*Task goal*:
Write the data out again, character for character, with no images.

─── Material

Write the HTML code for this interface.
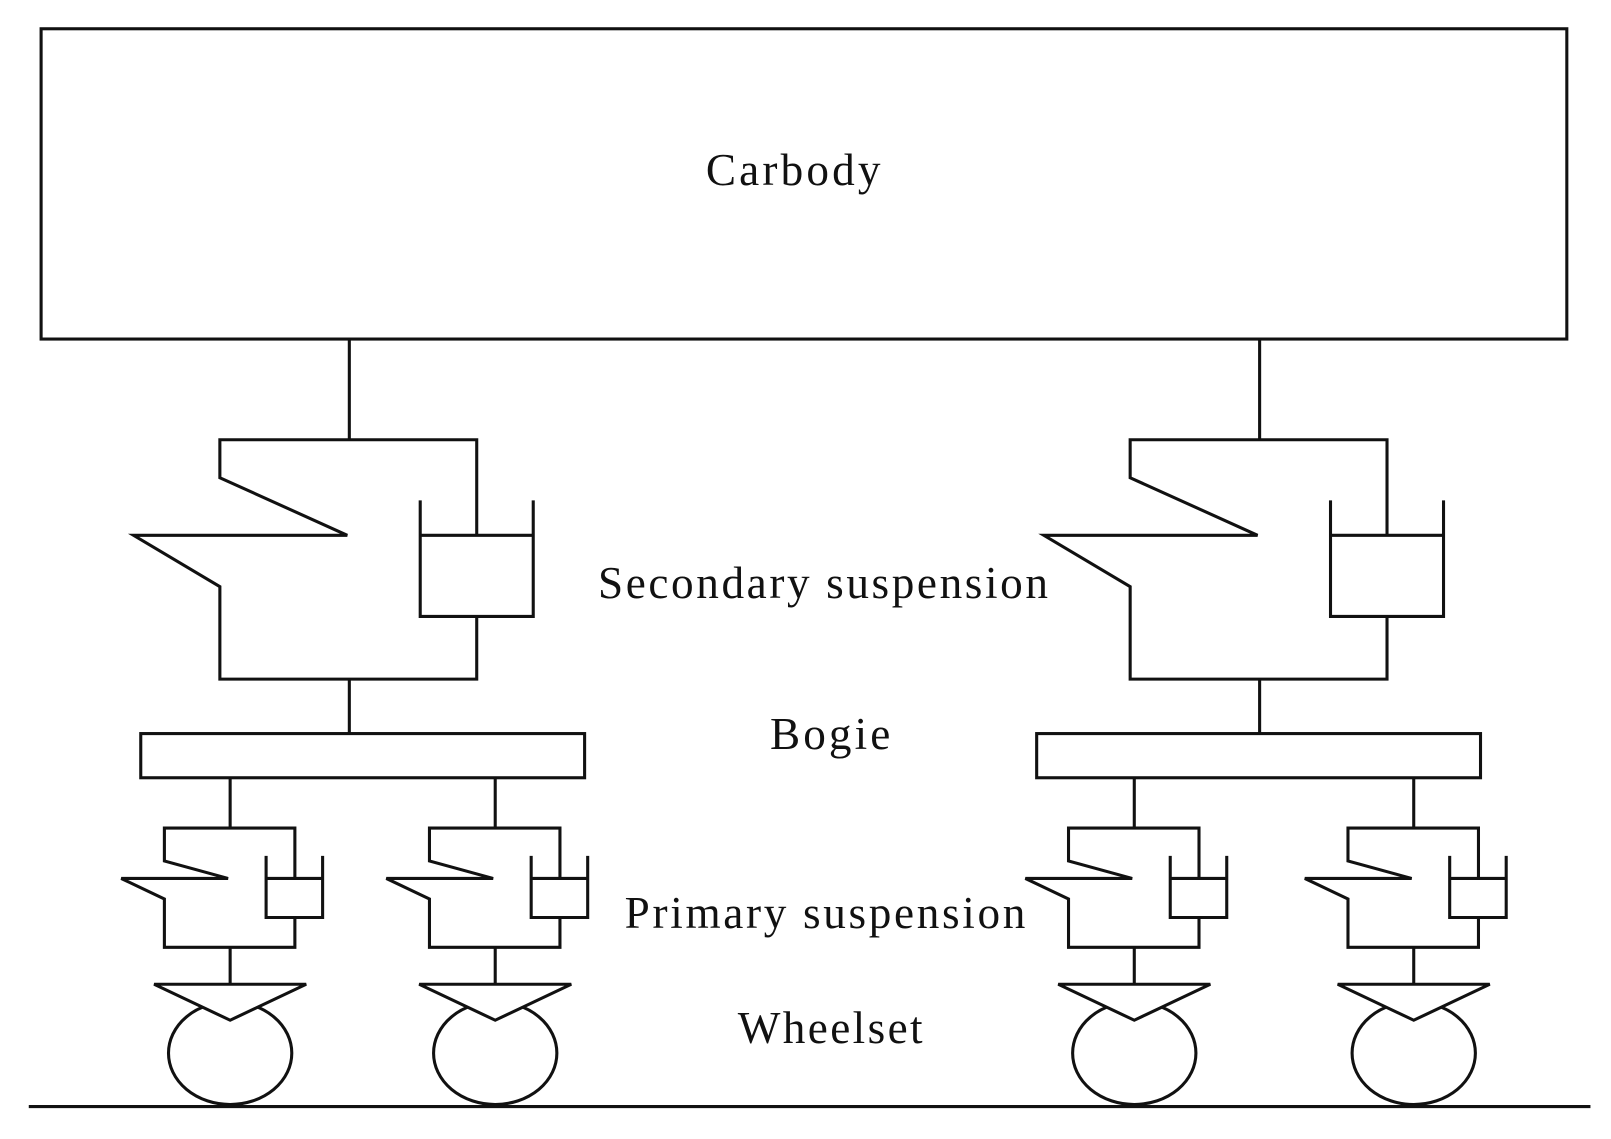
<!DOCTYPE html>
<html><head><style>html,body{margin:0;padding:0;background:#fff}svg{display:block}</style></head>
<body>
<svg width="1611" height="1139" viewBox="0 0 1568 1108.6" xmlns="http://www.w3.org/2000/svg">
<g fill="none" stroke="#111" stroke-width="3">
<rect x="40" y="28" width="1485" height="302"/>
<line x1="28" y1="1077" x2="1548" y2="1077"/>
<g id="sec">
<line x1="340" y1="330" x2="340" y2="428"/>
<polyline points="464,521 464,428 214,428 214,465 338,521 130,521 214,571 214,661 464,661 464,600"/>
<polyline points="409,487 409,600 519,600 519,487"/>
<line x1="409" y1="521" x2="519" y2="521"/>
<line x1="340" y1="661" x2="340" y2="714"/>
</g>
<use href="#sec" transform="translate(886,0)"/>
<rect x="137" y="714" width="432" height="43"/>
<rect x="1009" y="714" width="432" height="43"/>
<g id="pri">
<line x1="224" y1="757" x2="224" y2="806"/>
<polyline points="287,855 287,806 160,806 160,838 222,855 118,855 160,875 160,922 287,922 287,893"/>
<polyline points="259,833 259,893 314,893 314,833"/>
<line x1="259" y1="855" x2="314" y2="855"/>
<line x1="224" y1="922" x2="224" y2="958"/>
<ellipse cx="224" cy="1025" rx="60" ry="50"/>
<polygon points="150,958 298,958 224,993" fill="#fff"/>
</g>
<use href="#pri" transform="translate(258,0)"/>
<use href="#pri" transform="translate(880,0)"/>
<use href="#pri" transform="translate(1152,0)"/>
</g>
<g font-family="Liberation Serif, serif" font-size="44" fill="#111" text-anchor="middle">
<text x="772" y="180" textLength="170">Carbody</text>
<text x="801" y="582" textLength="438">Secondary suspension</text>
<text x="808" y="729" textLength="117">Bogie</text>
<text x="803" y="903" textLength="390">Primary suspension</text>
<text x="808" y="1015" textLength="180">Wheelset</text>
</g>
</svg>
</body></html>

──────

*Response*:
Write the HTML code for this interface.
<!DOCTYPE html>
<html><head><style>html,body{margin:0;padding:0;background:#fff}svg{display:block}</style></head>
<body>
<svg width="1611" height="1139" viewBox="0 0 1568 1108.6" xmlns="http://www.w3.org/2000/svg">
<g fill="none" stroke="#111" stroke-width="3">
<rect x="40" y="28" width="1485" height="302"/>
<line x1="28" y1="1077" x2="1548" y2="1077"/>
<g id="sec">
<line x1="340" y1="330" x2="340" y2="428"/>
<polyline points="464,521 464,428 214,428 214,465 338,521 130,521 214,571 214,661 464,661 464,600"/>
<polyline points="409,487 409,600 519,600 519,487"/>
<line x1="409" y1="521" x2="519" y2="521"/>
<line x1="340" y1="661" x2="340" y2="714"/>
</g>
<use href="#sec" transform="translate(886,0)"/>
<rect x="137" y="714" width="432" height="43"/>
<rect x="1009" y="714" width="432" height="43"/>
<g id="pri">
<line x1="224" y1="757" x2="224" y2="806"/>
<polyline points="287,855 287,806 160,806 160,838 222,855 118,855 160,875 160,922 287,922 287,893"/>
<polyline points="259,833 259,893 314,893 314,833"/>
<line x1="259" y1="855" x2="314" y2="855"/>
<line x1="224" y1="922" x2="224" y2="958"/>
<ellipse cx="224" cy="1025" rx="60" ry="50"/>
<polygon points="150,958 298,958 224,993" fill="#fff"/>
</g>
<use href="#pri" transform="translate(258,0)"/>
<use href="#pri" transform="translate(880,0)"/>
<use href="#pri" transform="translate(1152,0)"/>
</g>
<g font-family="Liberation Serif, serif" font-size="44" fill="#111" text-anchor="middle">
<text x="772" y="180" textLength="170">Carbody</text>
<text x="801" y="582" textLength="438">Secondary suspension</text>
<text x="808" y="729" textLength="117">Bogie</text>
<text x="803" y="903" textLength="390">Primary suspension</text>
<text x="808" y="1015" textLength="180">Wheelset</text>
</g>
</svg>
</body></html>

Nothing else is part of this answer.